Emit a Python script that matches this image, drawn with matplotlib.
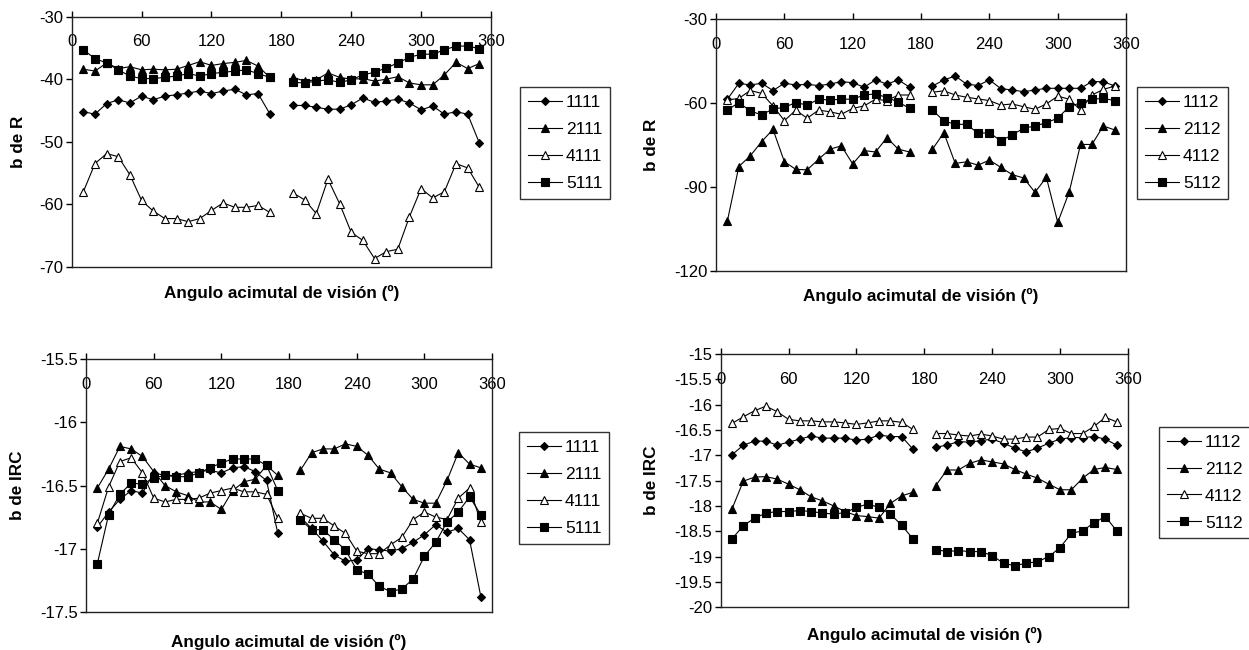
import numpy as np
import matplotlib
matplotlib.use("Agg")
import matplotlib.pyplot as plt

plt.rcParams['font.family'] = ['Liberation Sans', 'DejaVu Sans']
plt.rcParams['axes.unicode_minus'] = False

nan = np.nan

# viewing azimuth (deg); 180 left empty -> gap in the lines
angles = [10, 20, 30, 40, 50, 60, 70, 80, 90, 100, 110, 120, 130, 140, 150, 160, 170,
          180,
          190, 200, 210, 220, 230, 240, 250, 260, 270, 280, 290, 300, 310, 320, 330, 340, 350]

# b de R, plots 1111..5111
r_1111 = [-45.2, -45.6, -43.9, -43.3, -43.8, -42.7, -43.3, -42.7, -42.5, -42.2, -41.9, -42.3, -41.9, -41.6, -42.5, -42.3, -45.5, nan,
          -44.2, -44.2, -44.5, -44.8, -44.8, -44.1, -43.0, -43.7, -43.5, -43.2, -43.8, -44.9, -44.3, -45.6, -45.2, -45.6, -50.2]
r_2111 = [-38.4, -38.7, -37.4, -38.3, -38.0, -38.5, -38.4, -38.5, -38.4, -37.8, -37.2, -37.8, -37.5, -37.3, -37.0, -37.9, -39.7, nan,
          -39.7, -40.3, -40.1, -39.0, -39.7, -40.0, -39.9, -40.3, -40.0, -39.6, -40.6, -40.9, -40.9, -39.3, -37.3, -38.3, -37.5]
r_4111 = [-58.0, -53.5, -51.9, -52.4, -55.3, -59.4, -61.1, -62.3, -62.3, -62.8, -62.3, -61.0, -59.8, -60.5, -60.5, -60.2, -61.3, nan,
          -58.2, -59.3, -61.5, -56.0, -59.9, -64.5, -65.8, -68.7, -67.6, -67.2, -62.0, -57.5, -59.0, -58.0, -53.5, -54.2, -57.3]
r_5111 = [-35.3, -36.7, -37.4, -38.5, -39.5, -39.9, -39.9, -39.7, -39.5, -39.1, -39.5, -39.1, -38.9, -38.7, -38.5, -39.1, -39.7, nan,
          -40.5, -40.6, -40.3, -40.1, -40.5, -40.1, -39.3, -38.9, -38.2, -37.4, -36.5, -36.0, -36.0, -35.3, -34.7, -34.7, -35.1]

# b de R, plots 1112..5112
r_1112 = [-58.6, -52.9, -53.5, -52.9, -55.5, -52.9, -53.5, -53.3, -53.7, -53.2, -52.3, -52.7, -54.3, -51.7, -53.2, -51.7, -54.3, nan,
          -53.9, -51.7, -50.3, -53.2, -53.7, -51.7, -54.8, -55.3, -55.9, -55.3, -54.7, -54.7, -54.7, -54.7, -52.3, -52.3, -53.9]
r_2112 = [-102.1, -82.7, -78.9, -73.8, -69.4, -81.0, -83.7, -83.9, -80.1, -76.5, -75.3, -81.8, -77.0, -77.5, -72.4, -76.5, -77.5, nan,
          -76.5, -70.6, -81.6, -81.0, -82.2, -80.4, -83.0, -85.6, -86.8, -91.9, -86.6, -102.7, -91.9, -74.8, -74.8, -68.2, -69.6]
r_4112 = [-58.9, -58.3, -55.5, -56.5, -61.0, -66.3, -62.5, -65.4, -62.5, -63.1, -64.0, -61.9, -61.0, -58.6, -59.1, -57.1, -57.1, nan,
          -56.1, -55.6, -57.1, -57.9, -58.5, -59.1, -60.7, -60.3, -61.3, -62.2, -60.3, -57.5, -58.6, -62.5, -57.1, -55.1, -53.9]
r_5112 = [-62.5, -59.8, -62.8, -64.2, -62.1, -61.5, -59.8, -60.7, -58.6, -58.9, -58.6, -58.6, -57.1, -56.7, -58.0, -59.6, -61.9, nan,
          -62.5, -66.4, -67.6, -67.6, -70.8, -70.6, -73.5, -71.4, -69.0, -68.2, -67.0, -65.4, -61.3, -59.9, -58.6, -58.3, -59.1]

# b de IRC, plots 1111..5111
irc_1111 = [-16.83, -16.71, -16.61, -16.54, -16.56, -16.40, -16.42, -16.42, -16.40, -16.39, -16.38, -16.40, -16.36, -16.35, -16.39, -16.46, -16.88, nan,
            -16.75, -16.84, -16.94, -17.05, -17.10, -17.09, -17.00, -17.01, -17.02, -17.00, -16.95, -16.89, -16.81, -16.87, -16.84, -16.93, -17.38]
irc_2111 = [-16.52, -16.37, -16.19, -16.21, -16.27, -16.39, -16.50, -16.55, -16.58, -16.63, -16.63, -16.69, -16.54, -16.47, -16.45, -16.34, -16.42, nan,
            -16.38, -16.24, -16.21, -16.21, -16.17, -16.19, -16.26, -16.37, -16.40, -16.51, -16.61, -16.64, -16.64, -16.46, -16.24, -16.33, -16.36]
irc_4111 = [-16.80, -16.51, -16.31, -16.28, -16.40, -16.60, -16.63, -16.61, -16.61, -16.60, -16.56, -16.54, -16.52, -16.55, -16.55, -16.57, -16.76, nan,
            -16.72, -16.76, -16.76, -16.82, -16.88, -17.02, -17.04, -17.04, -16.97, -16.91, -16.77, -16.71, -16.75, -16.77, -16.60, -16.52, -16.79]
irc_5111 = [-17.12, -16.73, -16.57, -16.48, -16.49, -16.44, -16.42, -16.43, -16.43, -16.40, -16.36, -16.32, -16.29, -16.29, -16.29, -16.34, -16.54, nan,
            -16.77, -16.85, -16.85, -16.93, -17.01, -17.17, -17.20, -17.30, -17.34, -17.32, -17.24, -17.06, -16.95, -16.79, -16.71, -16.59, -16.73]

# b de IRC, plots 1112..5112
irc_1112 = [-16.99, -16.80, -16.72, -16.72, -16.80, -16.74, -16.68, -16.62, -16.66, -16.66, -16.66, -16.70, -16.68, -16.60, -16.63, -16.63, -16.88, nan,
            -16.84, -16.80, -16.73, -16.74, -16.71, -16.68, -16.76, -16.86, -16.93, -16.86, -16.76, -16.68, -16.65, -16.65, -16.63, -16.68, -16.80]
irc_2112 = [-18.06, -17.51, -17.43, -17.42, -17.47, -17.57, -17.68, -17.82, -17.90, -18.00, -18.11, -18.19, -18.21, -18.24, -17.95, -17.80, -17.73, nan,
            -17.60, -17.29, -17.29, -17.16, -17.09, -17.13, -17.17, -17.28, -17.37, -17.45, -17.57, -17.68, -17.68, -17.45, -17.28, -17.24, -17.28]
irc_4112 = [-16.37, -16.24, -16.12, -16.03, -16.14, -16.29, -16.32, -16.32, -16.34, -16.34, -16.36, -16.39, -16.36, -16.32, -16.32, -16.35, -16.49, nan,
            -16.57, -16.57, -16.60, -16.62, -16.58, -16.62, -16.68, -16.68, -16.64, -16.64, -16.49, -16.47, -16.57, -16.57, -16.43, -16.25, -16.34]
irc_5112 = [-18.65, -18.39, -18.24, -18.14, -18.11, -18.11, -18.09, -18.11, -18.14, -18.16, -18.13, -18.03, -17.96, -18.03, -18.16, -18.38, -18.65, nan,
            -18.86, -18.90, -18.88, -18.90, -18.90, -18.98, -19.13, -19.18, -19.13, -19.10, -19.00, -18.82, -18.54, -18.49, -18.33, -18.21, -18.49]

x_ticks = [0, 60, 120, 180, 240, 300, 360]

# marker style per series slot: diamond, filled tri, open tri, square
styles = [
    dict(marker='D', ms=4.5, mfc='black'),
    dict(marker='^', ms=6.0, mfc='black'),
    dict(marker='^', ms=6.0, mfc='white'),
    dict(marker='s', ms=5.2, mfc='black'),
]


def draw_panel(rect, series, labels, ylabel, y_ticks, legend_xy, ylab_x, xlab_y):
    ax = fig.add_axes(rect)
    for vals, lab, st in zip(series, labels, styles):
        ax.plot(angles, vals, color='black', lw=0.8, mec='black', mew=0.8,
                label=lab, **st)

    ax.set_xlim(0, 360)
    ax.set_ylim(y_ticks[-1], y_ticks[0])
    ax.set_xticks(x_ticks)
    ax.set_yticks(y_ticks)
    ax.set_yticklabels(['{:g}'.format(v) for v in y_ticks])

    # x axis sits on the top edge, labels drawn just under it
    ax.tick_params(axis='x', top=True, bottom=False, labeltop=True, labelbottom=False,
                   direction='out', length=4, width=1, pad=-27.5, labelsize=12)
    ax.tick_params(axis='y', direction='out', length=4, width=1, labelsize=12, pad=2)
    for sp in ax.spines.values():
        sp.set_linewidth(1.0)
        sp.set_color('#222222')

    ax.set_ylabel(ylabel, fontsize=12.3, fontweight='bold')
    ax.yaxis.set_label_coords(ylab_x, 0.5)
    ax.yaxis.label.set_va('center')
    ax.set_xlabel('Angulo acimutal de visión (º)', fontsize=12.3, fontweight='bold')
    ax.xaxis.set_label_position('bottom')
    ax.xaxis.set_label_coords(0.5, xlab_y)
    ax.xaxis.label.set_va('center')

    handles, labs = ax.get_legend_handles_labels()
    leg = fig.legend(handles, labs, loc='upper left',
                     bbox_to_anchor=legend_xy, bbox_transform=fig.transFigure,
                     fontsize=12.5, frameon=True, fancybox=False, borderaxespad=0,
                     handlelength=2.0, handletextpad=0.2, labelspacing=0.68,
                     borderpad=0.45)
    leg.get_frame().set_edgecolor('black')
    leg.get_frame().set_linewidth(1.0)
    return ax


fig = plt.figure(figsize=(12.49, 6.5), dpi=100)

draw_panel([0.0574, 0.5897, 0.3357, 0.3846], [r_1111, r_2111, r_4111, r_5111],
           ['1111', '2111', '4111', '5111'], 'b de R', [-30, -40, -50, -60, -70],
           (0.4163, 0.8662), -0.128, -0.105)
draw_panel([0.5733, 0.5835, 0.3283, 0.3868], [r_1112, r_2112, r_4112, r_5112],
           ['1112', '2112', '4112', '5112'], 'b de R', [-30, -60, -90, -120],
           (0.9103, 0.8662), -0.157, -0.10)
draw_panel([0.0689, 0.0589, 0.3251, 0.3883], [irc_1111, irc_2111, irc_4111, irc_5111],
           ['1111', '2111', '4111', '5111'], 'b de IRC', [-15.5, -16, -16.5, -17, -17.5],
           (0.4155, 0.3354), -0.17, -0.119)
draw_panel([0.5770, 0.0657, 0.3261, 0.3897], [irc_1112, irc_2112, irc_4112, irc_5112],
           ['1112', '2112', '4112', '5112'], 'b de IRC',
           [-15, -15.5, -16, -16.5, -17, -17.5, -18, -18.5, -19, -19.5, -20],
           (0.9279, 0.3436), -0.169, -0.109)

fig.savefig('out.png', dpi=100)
□ □ □ □ □
GIVEN TASK - Your task is to reproduce exactly the lines from the start of the data above through the line containing "nan = np.nan", leaving every picture out.

SOLUTION FOR THIS PROBLEM -
Emit a Python script that matches this image, drawn with matplotlib.
import numpy as np
import matplotlib
matplotlib.use("Agg")
import matplotlib.pyplot as plt

plt.rcParams['font.family'] = ['Liberation Sans', 'DejaVu Sans']
plt.rcParams['axes.unicode_minus'] = False

nan = np.nan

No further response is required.